Your friendly neighborhood gravedigger
True & Honest Fan
kiwifarms.net
Joined
Jan 12, 2018
Hell if I know.
I never liked children overall, not hate them but never liked them. Always thought they talk too much and are too entitled and spoiled.
That said, I can't wait for my daughter to be there and she'll be probably the only child I'll be fond of. All other children don't concern me.
 

Diabeetus

The hyeckin frickyen sweetist
True & Honest Fan
kiwifarms.net
Joined
Feb 22, 2018
Babies are fucking stupid. They can't walk, they can't file taxes, they don't go to school, they do nothing productive. They can't even speak properly. "Goo goo gaga, blah blah." Shut the fuck up. They make no attempt to integrate themselves into our society. Babies are nothing but leeches. I have no idea why we don't have a "Babies / Infants / Newborns" thread in Community Watch, because every baby is a lolcow.
 

UntimelyDhelmise

Galar Purge Survivor
kiwifarms.net
Joined
May 13, 2019
There's something about human babies that mystifies me. In nature, it's a common (but not hard-fast) rule that the longer a creature incubates, the more capable it is at birth. Yet here humans are with a roughly 9 month gestation period and our offspring are 100% helpless for at least a couple years before they can do the slightest amount of helping themselves to anything. I mean fuck, the little spawns take a few months before they can even simply rotate themselves.
 

Gravityqueen4life

kiwifarms.net
Joined
May 29, 2019
from what i have heard from parents i know its "you understand once you get your own child" so, i guess its a feeling i will never fully understand since i dont see myself having kids. i guess the hopes of them growing into a spiting image of yourselves but better and hopes they take care of you when you get old is appealing.
 

TFT-A9

I identify as a 55-ton quadmech, shitlord
kiwifarms.net
Joined
Sep 7, 2019
fuck babies tbh

(not like that you fucking pedo)
 

Jones McCann

“O brave new world that has such people in it.”
kiwifarms.net
Joined
Jul 6, 2020
There's something about human babies that mystifies me. In nature, it's a common (but not hard-fast) rule that the longer a creature incubates, the more capable it is at birth. Yet here humans are with a roughly 9 month gestation period and our offspring are 100% helpless for at least a couple years before they can do the slightest amount of helping themselves to anything. I mean fuck, the little spawns take a few months before they can even simply rotate themselves.
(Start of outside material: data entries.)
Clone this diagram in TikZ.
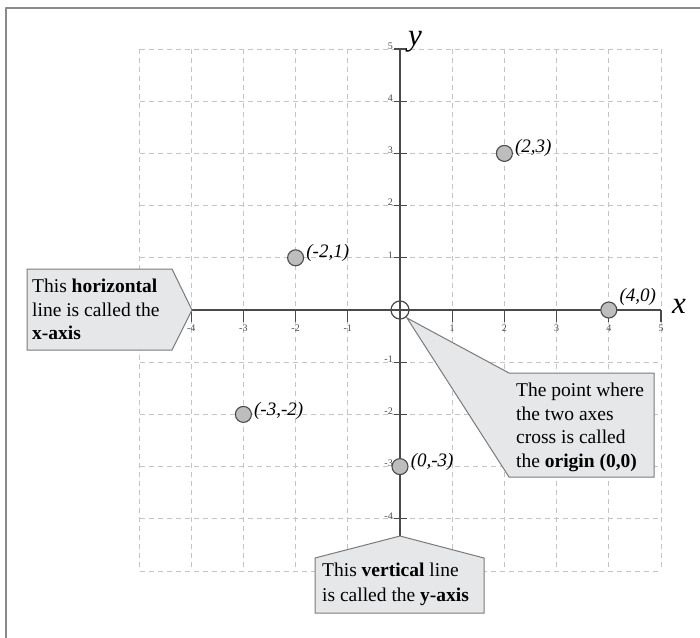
\documentclass[tikz,border=0pt]{standalone}
\usepackage{fontspec}
\setmainfont{Liberation Serif}
\definecolor{gridgrey}{HTML}{C4C4C4}
\definecolor{axisgrey}{HTML}{4A4A4A}
\definecolor{dotgrey}{HTML}{BDBDBD}
\definecolor{notefill}{HTML}{E6E7E8}
\definecolor{noteline}{HTML}{7A7A7A}
\definecolor{framegrey}{HTML}{8A8A8A}

\begin{document}
\begin{tikzpicture}[x=1pt, y=-1pt, line join=round,
  gridline/.style={draw=gridgrey, line width=0.9pt, dash pattern=on 4.5pt off 4.5pt},
  axisline/.style={draw=axisgrey, line width=1.6pt},
  tickline/.style={draw=axisgrey, line width=1.3pt},
  ticklabel/.style={font=\fontsize{10}{11}\selectfont, text=axisgrey, inner sep=0pt},
  dot/.style={circle, draw=axisgrey, fill=dotgrey, line width=1.1pt, minimum size=16pt, inner sep=0pt},
  dotlabel/.style={font=\fontsize{19}{22}\selectfont\itshape, inner sep=0pt, anchor=west},
  axislabel/.style={font=\fontsize{31}{36}\selectfont\itshape, inner sep=0pt},
  notebox/.style={fill=notefill, draw=noteline, line width=1pt, line join=miter},
  notetext/.style={font=\fontsize{19.5}{23.5}\selectfont, align=left, anchor=north west, inner sep=0pt},
]

  %% ==== frame (runs off the right and bottom edges) ====
  \draw[framegrey, line width=1.8pt] (6,8) rectangle (730,680);

  %% ==== dashed grid, unit = 52.2 ====
  \foreach \i in {-5,...,5} {
    \draw[gridline] ({400+52.2*\i},49) -- ({400+52.2*\i},571);
    \draw[gridline] (140,{310+52.2*\i}) -- (660,{310+52.2*\i});
  }

  %% ==== axes ====
  \coordinate (xstart) at (192,310);
  \coordinate (xend)   at (661,310);
  \coordinate (ytop)   at (400,49);
  \coordinate (ybot)   at (400,536);
  \draw[axisline] (xstart) -- (xend);
  \draw[axisline] (ytop) -- (ybot);

  %% ticks on x
  \foreach \i in {-4,-3,-2,-1,1,2,3,4,5} {
    \draw[tickline] ({400+52.2*\i},310) -- ({400+52.2*\i},322);
    \node[ticklabel, anchor=north] (xt\i) at ({400+52.2*\i},325) {\i};
  }
  %% ticks on y
  \foreach \i in {-4,-3,-2,-1,1,2,3,4,5} {
    \draw[tickline] (394,{310-52.2*\i}) -- (407,{310-52.2*\i});
    \node[ticklabel, anchor=east] (yt\i) at (393,{307-52.2*\i}) {\i};
  }

  \node[axislabel] (xlab) at (679,306) {x};
  \node[axislabel, anchor=west] (ylab) at (408,42) {y};

  %% ==== origin ====
  \node[circle, draw=axisgrey, line width=1.2pt, minimum size=18pt, inner sep=0pt] (origin) at (400,310) {};

  %% ==== points ====
  \node[dot] (p23)  at (504.4,153.4) {};
  \node[dot] (pm21) at (295.6,257.8) {};
  \node[dot] (p40)  at (608.8,310)   {};
  \node[dot] (pm3m2) at (243.4,414.4) {};
  \node[dot] (p0m3) at (400,466.6)   {};

  \node[dotlabel] at ([xshift=2pt,yshift=5pt]p23.east)   {(2,3)};
  \node[dotlabel] at ([xshift=2pt,yshift=5pt]pm21.east)  {(-2,1)};
  \node[dotlabel] at ([xshift=2pt,yshift=13pt]p40.east)  {(4,0)};
  \node[dotlabel] at ([xshift=2pt,yshift=3pt]pm3m2.east) {(-3,-2)};
  \node[dotlabel] at ([xshift=2pt,yshift=5pt]p0m3.east)  {(0,-3)};

  %% ==== callouts ====
  %% horizontal
  \coordinate (htip) at (192,310);
  \draw[notebox] (27,269) -- (172,269) -- (htip) -- (172,350) -- (27,350) -- cycle;
  \node[notetext] (hnote) at (32,279) {This \textbf{horizontal}\\line is called the\\\textbf{x-axis}};

  %% vertical
  \coordinate (vtip) at (400,536);
  \draw[notebox] (315,558) -- (vtip) -- (484,558) -- (484,613) -- (315,613) -- cycle;
  \node[notetext, font=\fontsize{19.5}{25}\selectfont] (vnote) at (322,563) {This \textbf{vertical} line\\is called the \textbf{y-axis}};

  %% origin
  \coordinate (otip) at (407,318);
  \draw[notebox] (otip) -- (509,373) -- (654,373) -- (654,477) -- (509,477) -- cycle;
  \node[notetext] (onote) at (516,383) {The point where\\the two axes\\cross is called\\the \textbf{origin (0,0)}};

  \pgfresetboundingbox
  \path[use as bounding box] (0,0) rectangle (700,637);
\end{tikzpicture}
\end{document}
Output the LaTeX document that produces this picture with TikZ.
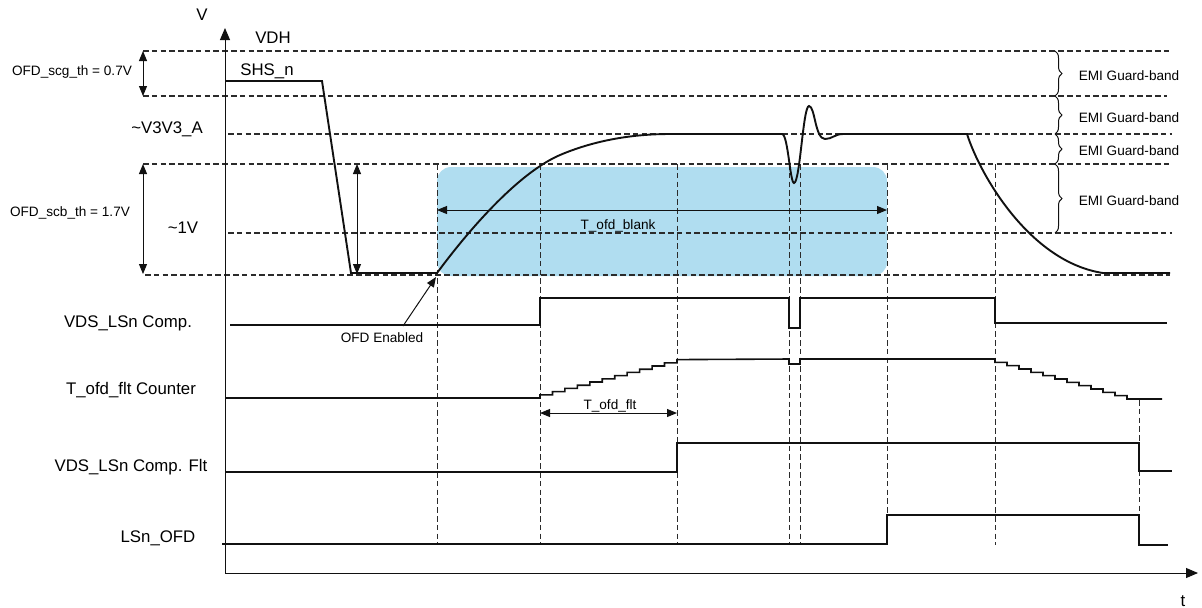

Definitely has something to do with humans having arms and fingers; we can carry children around so it makes more sense for them to be helpless at first then running around after birth. You would never see a newborn sea creature being unable to swim unless it can be carried around, otherwise it would die. A lot of other creatures can walk within hours after birth, you'll notice those animals don't have any way of carrying their offspring. Kangaroo's take 6 months until they can start walking around, they're carried around in their mothers pouch. I believe it's somewhat of an evolutionary trade-off between the mother being pregnant and the child being helpless. A mother carrying a child is much more capable than a pregnant one, they're able to move around much better with the baby in their hands/pouch.